Agencies that participate in CCSP spend $25 million to $30 million per year of the program’s $1.7 billion overall budget to study how climate change will affect humans, the committee noted.
“There is no national assessment of [climate change] impacts on agriculture, water and health,” said Veerabhadran Ramanathan, chairman of the NAS panel and an atmospheric scientist at the Scripps Institution of Oceanography. “And as of last year, there were 2 billion people living in urban areas. That’s going to double 20 years from now, and how is that going to impact pollution and production of greenhouse gases?”
Answering such questions is important to allow local and state governments, water and forest managers and other groups to plan for the effects of climate change, the committee said.
But addressing the gap will be difficult because CCSP’s director does not have the power to direct or prioritize climate spending at the 13 agencies that participate in the research effort, Ramanathan said.
“CCSP itself doesn’t have too much clout or leverage, because they don’t have funding” beyond a minuscule amount to pay for a small central office, he said. “We see progress happen when the agency interests coincide with CCSP directives.”
Satellite program cuts
Another “red light” is a decrease in the number of satellites and other instruments that monitor the Earth and its atmosphere from space, Ramanathan said — echoing an earlier NAS report, released in January, that warned deep cuts to NASA and the National Oceanic and Atmospheric Administration’s Earth and climate science budgets could lead to a “potential collapse of the system of environmental satellites.”
In 2006, more than 120 instruments were used to collect climate data — a number that is expected to drop to fewer than 80 instruments by 2010, a decline of 25 percent or more, Ramanathan noted.
And a third problem the committee identified is the impact relatively new federal laws governing data collection and report authorship have had on the climate change program’s ability to produce its current series of 21 reports.
CCSP has issued final versions of two of the 21 reports it had planned to complete by 2006, a delay program managers attributed to difficulties complying with the Federal Advisory Committee Act and the Data Quality Act, said NAS panel member Maria Carmen Lemos, a policy analyst at the University of Arizona’s Udall Center for Studies of Public Policy.
“As far as we can tell, [the delay] is bureaucratic-driven,” she said.

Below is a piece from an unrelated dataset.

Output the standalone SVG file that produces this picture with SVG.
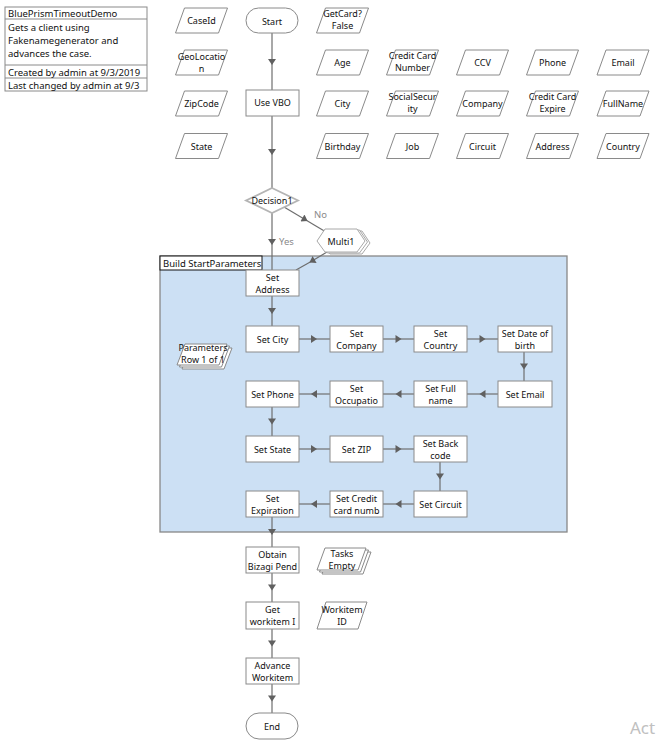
<svg xmlns="http://www.w3.org/2000/svg" width="662" height="741" viewBox="0 0 662 741">
<style>
text{font-family:"Noto Sans","Open Sans","DejaVu Sans",sans-serif;font-size:9px;fill:#111}
.info{font-size:9.5px}
.box{fill:#fff;stroke:#8a8a8a;stroke-width:1}
.par{fill:#fff;stroke:#8a8a8a;stroke-width:1}
.conn{fill:none;stroke:#6e6e6e;stroke-width:1.2;marker-mid:url(#ah)}
.lbl{fill:#8a8a8a;font-size:9.5px}
.wm{fill:#c0c0c0;font-size:17px}
</style>
<defs>
<marker id="ah" viewBox="0 0 8 8" refX="4" refY="4" markerWidth="8" markerHeight="8" markerUnits="userSpaceOnUse" orient="auto">
<path d="M1,0 L7,4 L1,8 z" fill="#606060"/>
</marker>
<polygon id="pg" points="-17,-12.5 26,-12.5 17,12.5 -26,12.5"/>
</defs>
<rect width="662" height="741" fill="#fff"/>

<g id="info">
<rect x="5" y="7" width="142" height="84" fill="#fff" stroke="#8a8a8a"/>
<line x1="5" y1="19" x2="147" y2="19" stroke="#8a8a8a"/>
<line x1="5" y1="65" x2="147" y2="65" stroke="#8a8a8a"/>
<line x1="5" y1="78" x2="147" y2="78" stroke="#8a8a8a"/>
<text class="info" x="8" y="17">BluePrismTimeoutDemo</text>
<text class="info" x="8" y="31">Gets a client using</text>
<text class="info" x="8" y="44">Fakenamegenerator and</text>
<text class="info" x="8" y="57">advances the case.</text>
<text class="info" x="8" y="76">Created by admin at 9/3/2019</text>
<text class="info" x="8" y="89">Last changed by admin at 9/3</text>
</g>

<g id="block">
<rect x="160" y="256" width="407" height="276" fill="#cce0f4" stroke="#888" stroke-width="1.3"/>
<rect x="160" y="256" width="102" height="14" fill="#fff" stroke="#111" stroke-width="1"/>
<text class="info" x="163" y="267">Build StartParameters</text>
</g>

<g id="connectors">
<path class="conn" d="M272,33 L272,62 L272,90"/>
<path class="conn" d="M272,116 L272,152 L272,188"/>
<path class="conn" d="M272,213 L272,242 L272,270"/>
<path class="conn" d="M284,207 L305,219.5 L326,232"/>
<path class="conn" d="M327,252 L312,261 L296,270"/>
<path class="conn" d="M272,296 L272,311 L272,326"/>
<path class="conn" d="M298,339 L314,339 L330,339"/>
<path class="conn" d="M383,339 L398.5,339 L414,339"/>
<path class="conn" d="M467,339 L482.5,339 L498,339"/>
<path class="conn" d="M524,352 L524,366.5 L524,381"/>
<path class="conn" d="M498,394 L482.5,394 L467,394"/>
<path class="conn" d="M414,394 L398.5,394 L383,394"/>
<path class="conn" d="M330,394 L314,394 L298,394"/>
<path class="conn" d="M272,407 L272,421.5 L272,436"/>
<path class="conn" d="M298,449 L314,449 L330,449"/>
<path class="conn" d="M383,449 L398.5,449 L414,449"/>
<path class="conn" d="M440,462 L440,476.5 L440,491"/>
<path class="conn" d="M414,504 L398.5,504 L383,504"/>
<path class="conn" d="M330,504 L314,504 L298,504"/>
<path class="conn" d="M272,517 L272,532 L272,547"/>
<path class="conn" d="M272,573 L272,587.5 L272,602"/>
<path class="conn" d="M272,629 L272,643.5 L272,658"/>
<path class="conn" d="M272,684 L272,698.5 L272,713"/>
<text class="lbl" x="314" y="218">No</text>
<text class="lbl" x="279" y="245">Yes</text>
</g>

<g id="start"><rect class="box" x="246" y="8" width="52" height="25" rx="12.5"/><text x="272" y="24.5" text-anchor="middle">Start</text></g>
<g id="usevbo"><rect class="box" x="246" y="90" width="53" height="26"/><text x="272.5" y="106" text-anchor="middle">Use VBO</text></g>
<g id="decision1"><polygon points="272,188 298,200.5 272,213 246,200.5" fill="#fff" stroke="#b4b4b4" stroke-width="1.8"/><text x="272" y="204" text-anchor="middle" fill="#2a1a44">Decision1</text></g>
<g id="multi1">
<polygon points="322,243 330,231 362,231 370,243 362,254 330,254" fill="#fff" stroke="#a8a8a8"/>
<polygon points="319.5,242 327.5,230 359.5,230 367.5,242 359.5,253 327.5,253" fill="#fff" stroke="#a8a8a8"/>
<polygon points="317,241 325,229 357,229 365,241 357,252 325,252" fill="#fff" stroke="#a8a8a8"/>
<text x="341" y="244.5" text-anchor="middle">Multi1</text>
</g>

<g id="data-items">
<g id="d-caseid"><use href="#pg" class="par" x="201.5" y="20.5"/><text x="201.5" y="24" text-anchor="middle">CaseId</text></g>
<g id="d-geo"><use href="#pg" class="par" x="201.5" y="62.5"/><text x="201.5" y="60" text-anchor="middle">GeoLocatio</text><text x="201.5" y="72" text-anchor="middle">n</text></g>
<g id="d-zip"><use href="#pg" class="par" x="201.5" y="103.5"/><text x="201.5" y="107" text-anchor="middle">ZipCode</text></g>
<g id="d-state"><use href="#pg" class="par" x="201.5" y="146"/><text x="201.5" y="149.5" text-anchor="middle">State</text></g>
<g id="d-getcard"><use href="#pg" class="par" x="342.5" y="20.5"/><text x="342.5" y="17" text-anchor="middle">GetCard?</text><text x="342.5" y="29" text-anchor="middle">False</text></g>
<g id="d-age"><use href="#pg" class="par" x="342.5" y="62.5"/><text x="342.5" y="66" text-anchor="middle">Age</text></g>
<g id="d-city"><use href="#pg" class="par" x="342.5" y="103.5"/><text x="342.5" y="107" text-anchor="middle">City</text></g>
<g id="d-birthday"><use href="#pg" class="par" x="342.5" y="146"/><text x="342.5" y="149.5" text-anchor="middle">Birthday</text></g>
<g id="d-ccnum"><use href="#pg" class="par" x="412.5" y="62.5"/><text x="412.5" y="59" text-anchor="middle">Credit Card</text><text x="412.5" y="71" text-anchor="middle">Number</text></g>
<g id="d-ssn"><use href="#pg" class="par" x="412.5" y="103.5"/><text x="412.5" y="100" text-anchor="middle">SocialSecur</text><text x="412.5" y="112" text-anchor="middle">ity</text></g>
<g id="d-job"><use href="#pg" class="par" x="412.5" y="146"/><text x="412.5" y="149.5" text-anchor="middle">Job</text></g>
<g id="d-ccv"><use href="#pg" class="par" x="482.5" y="62.5"/><text x="482.5" y="66" text-anchor="middle">CCV</text></g>
<g id="d-company"><use href="#pg" class="par" x="482.5" y="103.5"/><text x="482.5" y="107" text-anchor="middle">Company</text></g>
<g id="d-circuit"><use href="#pg" class="par" x="482.5" y="146"/><text x="482.5" y="149.5" text-anchor="middle">Circuit</text></g>
<g id="d-phone"><use href="#pg" class="par" x="552.5" y="62.5"/><text x="552.5" y="66" text-anchor="middle">Phone</text></g>
<g id="d-ccexp"><use href="#pg" class="par" x="552.5" y="103.5"/><text x="552.5" y="100" text-anchor="middle">Credit Card</text><text x="552.5" y="112" text-anchor="middle">Expire</text></g>
<g id="d-address"><use href="#pg" class="par" x="552.5" y="146"/><text x="552.5" y="149.5" text-anchor="middle">Address</text></g>
<g id="d-email"><use href="#pg" class="par" x="623" y="62.5"/><text x="623" y="66" text-anchor="middle">Email</text></g>
<g id="d-fullname"><use href="#pg" class="par" x="623" y="103.5"/><text x="623" y="107" text-anchor="middle">FullName</text></g>
<g id="d-country"><use href="#pg" class="par" x="623" y="146"/><text x="623" y="149.5" text-anchor="middle">Country</text></g>
</g>

<g id="params">
<polygon points="190,348 232,348 224,369 182,369" class="par"/>
<polygon points="187.5,346 229.5,346 221.5,367 179.5,367" class="par"/>
<polygon points="185,344 227,344 219,365 177,365" class="par"/>
<text x="203" y="351" text-anchor="middle">Parameters</text>
<text x="203" y="363" text-anchor="middle">Row 1 of 1</text>
</g>

<g id="set-address"><rect class="box" x="246" y="270" width="53" height="26"/><text x="272.5" y="281" text-anchor="middle">Set</text><text x="272.5" y="293" text-anchor="middle">Address</text></g>
<g id="set-city"><rect class="box" x="246" y="326" width="53" height="26"/><text x="272.5" y="342.5" text-anchor="middle">Set City</text></g>
<g id="set-company"><rect class="box" x="330" y="326" width="53" height="26"/><text x="356.5" y="337" text-anchor="middle">Set</text><text x="356.5" y="349" text-anchor="middle">Company</text></g>
<g id="set-country"><rect class="box" x="414" y="326" width="53" height="26"/><text x="440.5" y="337" text-anchor="middle">Set</text><text x="440.5" y="349" text-anchor="middle">Country</text></g>
<g id="set-dob"><rect class="box" x="498" y="326" width="54" height="26"/><text x="525" y="337" text-anchor="middle">Set Date of</text><text x="525" y="349" text-anchor="middle">birth</text></g>
<g id="set-email"><rect class="box" x="498" y="381" width="54" height="26"/><text x="525" y="397.5" text-anchor="middle">Set Email</text></g>
<g id="set-fullname"><rect class="box" x="414" y="381" width="53" height="26"/><text x="440.5" y="392" text-anchor="middle">Set Full</text><text x="440.5" y="404" text-anchor="middle">name</text></g>
<g id="set-occupation"><rect class="box" x="330" y="381" width="53" height="26"/><text x="356.5" y="392" text-anchor="middle">Set</text><text x="356.5" y="404" text-anchor="middle">Occupatio</text></g>
<g id="set-phone"><rect class="box" x="246" y="381" width="53" height="26"/><text x="272.5" y="397.5" text-anchor="middle">Set Phone</text></g>
<g id="set-state"><rect class="box" x="246" y="436" width="53" height="26"/><text x="272.5" y="452.5" text-anchor="middle">Set State</text></g>
<g id="set-zip"><rect class="box" x="330" y="436" width="53" height="26"/><text x="356.5" y="452.5" text-anchor="middle">Set ZIP</text></g>
<g id="set-backcode"><rect class="box" x="414" y="436" width="53" height="26"/><text x="440.5" y="447" text-anchor="middle">Set Back</text><text x="440.5" y="459" text-anchor="middle">code</text></g>
<g id="set-circuit"><rect class="box" x="414" y="491" width="53" height="26"/><text x="440.5" y="507.5" text-anchor="middle">Set Circuit</text></g>
<g id="set-ccnum"><rect class="box" x="330" y="491" width="53" height="26"/><text x="356.5" y="502" text-anchor="middle">Set Credit</text><text x="356.5" y="514" text-anchor="middle">card numb</text></g>
<g id="set-expiration"><rect class="box" x="246" y="491" width="53" height="26"/><text x="272.5" y="502" text-anchor="middle">Set</text><text x="272.5" y="514" text-anchor="middle">Expiration</text></g>

<g id="obtain"><rect class="box" x="246" y="547" width="53" height="26"/><text x="272.5" y="558" text-anchor="middle">Obtain</text><text x="272.5" y="570" text-anchor="middle">Bizagi Pend</text></g>
<g id="tasks-empty">
<polygon points="330,552 371,552 363,574 322,574" class="par"/>
<polygon points="327.5,550 368.5,550 360.5,572 319.5,572" class="par"/>
<polygon points="325,548 366,548 358,570 317,570" class="par"/>
<text x="342" y="557" text-anchor="middle">Tasks</text>
<text x="342" y="569" text-anchor="middle">Empty</text>
</g>
<g id="getworkitem"><rect class="box" x="246" y="602" width="53" height="27"/><text x="272.5" y="613" text-anchor="middle">Get</text><text x="272.5" y="625" text-anchor="middle">workitem  I</text></g>
<g id="workitem-id"><polygon points="326,602 367,602 358,629 317,629" class="par"/><text x="342" y="613" text-anchor="middle">Workitem</text><text x="342" y="625" text-anchor="middle">ID</text></g>
<g id="advance"><rect class="box" x="246" y="658" width="53" height="26"/><text x="272.5" y="669" text-anchor="middle">Advance</text><text x="272.5" y="681" text-anchor="middle">Workitem</text></g>
<g id="end"><rect class="box" x="246" y="713" width="52" height="26" rx="13"/><text x="272" y="729.5" text-anchor="middle">End</text></g>

<text class="wm" x="630" y="734">Act</text>
</svg>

CCSP spokesmen did not return requests for comment at press time.
But several points made in the National Academy report echo public comments by prominent former directors of the Climate Change Science Program and its predecessor, the U.S. Global Change Research Program.
In testimony before the House Science and Technology Committee this spring, former CCSP Director James Mahoney told lawmakers that there is “a clear need” to grant CCSP new budget authority that would allow the program’s head to “fill gaps and generate new research thrusts that are difficult to support under individual agency mechanisms.
“Right now, there’s no move away from the idea that this is a program conducted in 13 parts by different agencies,” he said.
Mahoney, CCSP’s first director, retired for health reasons in 2006 and has not been permanently replaced.
At the same hearing, former USGCRP Director Michael MacCracken said he believed the Bush administration had placed too much emphasis on “reducing uncertainties relating to the science of climate change,” rather than understanding its effects on people and the environment (E&E Daily, May 4).
Legislation
While at USGCRP, MacCracken presided over the production of the 2000 National Assessment of Climate Impacts — the first and only broad government report on climate change impacts geared to local and state governments and other decisionmakers.
The issues identified by the science academy, Mahoney and MacCracken have not escaped the notice of Congress.
Folded into the House energy bill is legislation introduced by Reps. Mark Udall (D-Colo.) and Bob Inglis (R-S.C.) that would overhaul CCSP to provide more useful information for local and state governments and other end users of federal climate research.
Across Capitol Hill, Sen. John Kerry (D-Mass.) is planning to introduce his own bill to “update our nation’s climate science program” and mandate a second broad national assessment of global warming’s impacts, Kerry spokeswoman Liz Richardson said today.